The ghost stopped the dance
The story about the ghost in the dance hall was first reported in the Chicago Blade, the newspaper that billed itself as “the champion of’ truth of the United States,” so how can there be any doubt about it?
The St. Landry Clarion reprinted on the front page of its paper of Sept. 18, 1915, the tale of how a Chicago reporter ran across the woman ghost in a honky-tonk near Opelousas.
“Near here is a dance hall that has a large patronage every Saturday night,” the story began. “Last Saturday night, while the festivities were at their gayest, the figure of a woman, dressed all in white, is declared to have appeared on the floor and commanded the dancers and music to cease, and then addressed the assemblage in a strange and thrilling voice.”

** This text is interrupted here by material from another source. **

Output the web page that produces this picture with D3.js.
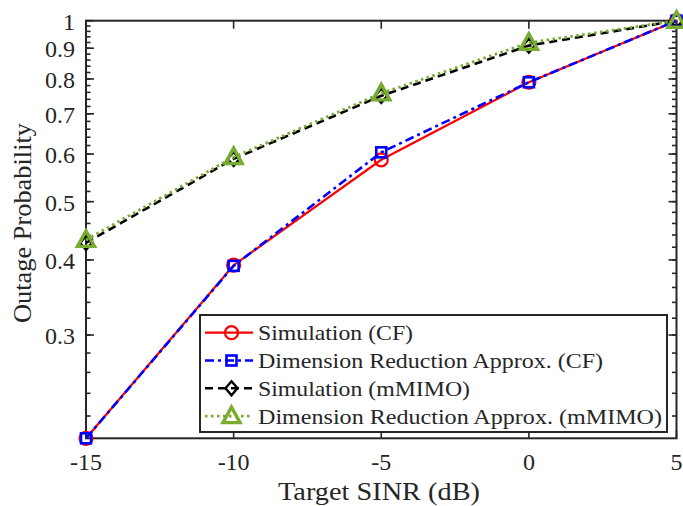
<!DOCTYPE html>
<html>
<head>
<meta charset="utf-8">
<script src="https://cdn.jsdelivr.net/npm/d3@7"></script>
<style>
  html, body { margin: 0; padding: 0; background: #fff; }
  text { font-family: "Liberation Serif", "DejaVu Serif", serif; fill: #262626; }
</style>
</head>
<body>
<div id="chart"></div>
<script>
// Chart data
const sinr = [-15, -10, -5, 0, 5];
const simCF = [0.202, 0.392, 0.587, 0.790, 1.0];
const approxCF = [0.202, 0.391, 0.604, 0.790, 1.0];
const simMIMO = [0.427, 0.589, 0.750, 0.909, 1.0];
const approxMIMO = [0.432, 0.593, 0.757, 0.919, 1.0];
const seriesNames = ["Simulation (CF)", "Dimension Reduction Approx. (CF)", "Simulation (mMIMO)", "Dimension Reduction Approx. (mMIMO)"];
const xTicks = [-15, -10, -5, 0, 5];
const yTicks = [0.3, 0.4, 0.5, 0.6, 0.7, 0.8, 0.9, 1];

const width = 683, height = 506;
const margin = {left: 86, right: 6.5, top: 20.7, bottom: 67.7};
const axisColor = "#262626";

const svg = d3.select("#chart").append("svg")
    .attr("width", width)
    .attr("height", height);

const x = d3.scaleLinear().domain([-15, 5]).range([margin.left, width - margin.right]);
const y = d3.scaleLog().domain([0.202, 1]).range([height - margin.bottom, margin.top]);

const x0 = x.range()[0], x1 = x.range()[1];
const y0 = y.range()[0], y1 = y.range()[1];

// minor ticks every 0.02 on the log axis
const minorTicks = d3.range(0.22, 1.0001, 0.02).map(v => +v.toFixed(2));

const axes = svg.append("g");
[[x0, 1], [x1, -1]].forEach(([xx, dir]) => {
    axes.selectAll(null).data(minorTicks).enter().append("line")
        .attr("x1", xx).attr("x2", xx + dir * 4.5)
        .attr("y1", d => y(d)).attr("y2", d => y(d))
        .attr("stroke", axisColor).attr("stroke-width", 1.6);
    axes.selectAll(null).data(yTicks).enter().append("line")
        .attr("x1", xx).attr("x2", xx + dir * 8)
        .attr("y1", d => y(d)).attr("y2", d => y(d))
        .attr("stroke", axisColor).attr("stroke-width", 1.6);
});
[[y0, -1], [y1, 1]].forEach(([yy, dir]) => {
    axes.selectAll(null).data(xTicks).enter().append("line")
        .attr("x1", d => x(d)).attr("x2", d => x(d))
        .attr("y1", yy).attr("y2", yy + dir * 8)
        .attr("stroke", axisColor).attr("stroke-width", 1.6);
});
axes.append("rect")
    .attr("x", x0).attr("y", y1)
    .attr("width", x1 - x0).attr("height", y0 - y1)
    .attr("fill", "none").attr("stroke", axisColor).attr("stroke-width", 2);

// tick labels
axes.selectAll(null).data(xTicks).enter().append("text")
    .attr("x", d => x(d)).attr("y", y0 + 32)
    .attr("text-anchor", "middle")
    .attr("font-size", 24)
    .text(d => d);
axes.selectAll(null).data(yTicks).enter().append("text")
    .attr("x", x0 - 11).attr("y", d => y(d) + 9)
    .attr("text-anchor", "end")
    .attr("font-size", 24)
    .text(d => d);

// axis titles
svg.append("text")
    .attr("x", 278).attr("y", 500)
    .attr("font-size", 25)
    .attr("textLength", 202).attr("lengthAdjust", "spacingAndGlyphs")
    .text("Target SINR (dB)");
svg.append("text")
    .attr("transform", "translate(31,323) rotate(-90)")
    .attr("font-size", 25)
    .attr("textLength", 200).attr("lengthAdjust", "spacingAndGlyphs")
    .text("Outage Probability");

const styles = [
    {values: simCF, color: "#ff0000", dash: null, width: 2.2, marker: "circle"},
    {values: approxCF, color: "#0000ff", dash: "9,4,3,4", width: 2.6, marker: "square"},
    {values: simMIMO, color: "#000000", dash: "8,5", width: 2.6, marker: "diamond"},
    {values: approxMIMO, color: "#77ac30", dash: "2.5,3.5", width: 2.8, marker: "triangle"}
];
const legendWidths = [155, 345, 212, 404];

const line = d3.line().x((d, i) => x(sinr[i])).y(d => y(d));

function drawMarker(g, type, cx, cy, color) {
    if (type === "circle") {
        g.append("circle").attr("cx", cx).attr("cy", cy).attr("r", 6.5)
            .attr("fill", "none").attr("stroke", color).attr("stroke-width", 2.2);
    } else if (type === "square") {
        g.append("rect").attr("x", cx - 5).attr("y", cy - 5).attr("width", 10).attr("height", 10)
            .attr("fill", "none").attr("stroke", color).attr("stroke-width", 2.6);
    } else if (type === "diamond") {
        g.append("path").attr("d", `M${cx},${cy - 7}L${cx + 6},${cy}L${cx},${cy + 7}L${cx - 6},${cy}Z`)
            .attr("fill", "none").attr("stroke", color).attr("stroke-width", 2.4);
    } else {
        g.append("path").attr("d", `M${cx},${cy - 9}L${cx + 8.5},${cy + 6.5}L${cx - 8.5},${cy + 6.5}Z`)
            .attr("fill", "none").attr("stroke", color).attr("stroke-width", 3.4)
            .attr("stroke-linejoin", "miter");
    }
}

const plot = svg.append("g");
styles.forEach(s => {
    plot.append("path")
        .attr("d", line(s.values))
        .attr("fill", "none")
        .attr("stroke", s.color)
        .attr("stroke-width", s.width)
        .attr("stroke-dasharray", s.dash);
    s.values.forEach((v, i) => drawMarker(plot, s.marker, x(sinr[i]), y(v), s.color));
});

// legend
const lg = svg.append("g");
const lx = 200, ly = 315, lw = 467, lh = 117;
lg.append("rect").attr("x", lx).attr("y", ly).attr("width", lw).attr("height", lh)
    .attr("fill", "#fff").attr("stroke", axisColor).attr("stroke-width", 2);
styles.forEach((s, i) => {
    const yy = ly + 17.7 + i * 27.8;
    lg.append("line")
        .attr("x1", lx + 5).attr("x2", lx + 53)
        .attr("y1", yy).attr("y2", yy)
        .attr("stroke", s.color).attr("stroke-width", s.width)
        .attr("stroke-dasharray", s.dash);
    drawMarker(lg, s.marker, lx + 31.5, yy, s.color);
    lg.append("text")
        .attr("x", lx + 58).attr("y", yy + 7.5)
        .attr("font-size", 22)
        .attr("textLength", legendWidths[i]).attr("lengthAdjust", "spacingAndGlyphs")
        .text(seriesNames[i]);
});
</script>
</body>
</html>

“Warning to all,” she said, “Remember this, ‘broad is the road that leads to death.’ Warning! Warning!”
The proprietor thought the woman was drunk and he and several other men tried to grab her and escort her from the floor.
But, according to the news account, “she was instantly released because, the men declare, her arms and body were hard as marble and as cold. The apparition then changed into a misty cloud, ascended to the ceiling and vanished, like smoke.”
That pretty much ended the party: “The dancers did not linger to see anything further, but stampeded for their homes.”
Now, St. Landry Parish — all of south Louisiana, in fact — is full of ghost stories, and I have no reason not to believe most of them.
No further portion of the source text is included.